Florence mayor Matteo Renzi believes Italy’s left can get up to 40 percent support in the next election if it imitates the “Third Way” policies of former British prime minister Tony Blair.
Renzi told Il Foglio newspaper that he is “fascinated with the idea of doing in the Democratic Party what Tony Blair did in 1994 with New Labour.”
Although he said he hasn’t decided yet whether to stand for the party leadership again, the mayor, who placed second in last year’s Democratic primary, had plenty of advice to make the left more electable.
He calls for pension and public-sector reforms — “We must learn to say that we can be more efficient while spending less, we cannot just say spend, spend, spend” — as well as measures to improve Italian workers’ competitiveness.
Average hourly labor costs in Italy are close to the eurozone average but have continued to rise during the crisis, unlike in Greece, Ireland and Portugal.
Italian workers also tend to be less productive than their counterparts north of the Alps.
“Reducing the tax burden on labor is right,” said Renzi, “but you have to be honest and say two things.”
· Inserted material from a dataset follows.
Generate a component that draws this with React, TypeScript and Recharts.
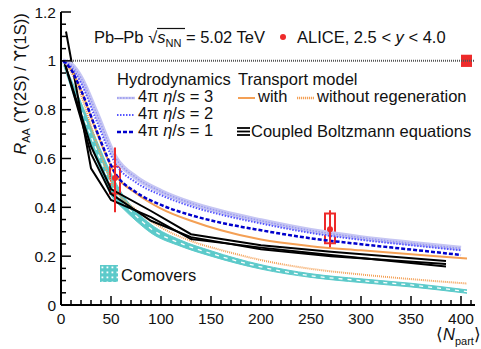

First, he claimed such policies in the past had benefited employers more than workers. The labor reforms of the previous governments, he said, “had no appreciable results in terms of creating jobs.”
Although he didn’t mention that his own Democratic Party watered down many of the liberalizations proposed by former prime minister Mario Monti.
Second, and notably, Renzi said labor policy should “emancipate itself from the unions,” the left’s traditional allies.
Union support for Pier Luigi Bersani in the primary might have even cost Renzi the election.
Bersani resigned when he failed to win a majority for the left in parliamentary elections and his presidential candidates were all shot down by the right.
Blair similarly weaned his Labour Party off militant unionism in the 1990s, preferring a more centrist socialism that accepted the market reforms of Margaret Thatcher’s Conservative government.
By focusing on issues middle- and working-class voters actually cared about, Blair dramatically expanded Labour’s support and returned it to government after almost twenty years in opposition.
Although Renzi’s Democrats supported Monti, many were unhappy with his austerity program and critical of a pact with the center-right.
The left is divided between centrists like Renzi and Prime Minister Enrico Letta, who are generally pro-European and socially liberal, and progressives and former communists, who would rather join forces with the populist Five Star Movement than rule in coalition with the right.
Berlusconi, who has long portrayed his opponents as unruly radicals, was quick to exploit this division in April when, in a television interview, he advised it to “face criticism in relation to its identification with the communist ideology” and expressed his hope that it would reinvent itself as “a party like those of Europe’s social democrats.”
He should be careful what he wishes for. Polls suggest Renzi is the only leftists who could decisively beat Berlusconi in a general election.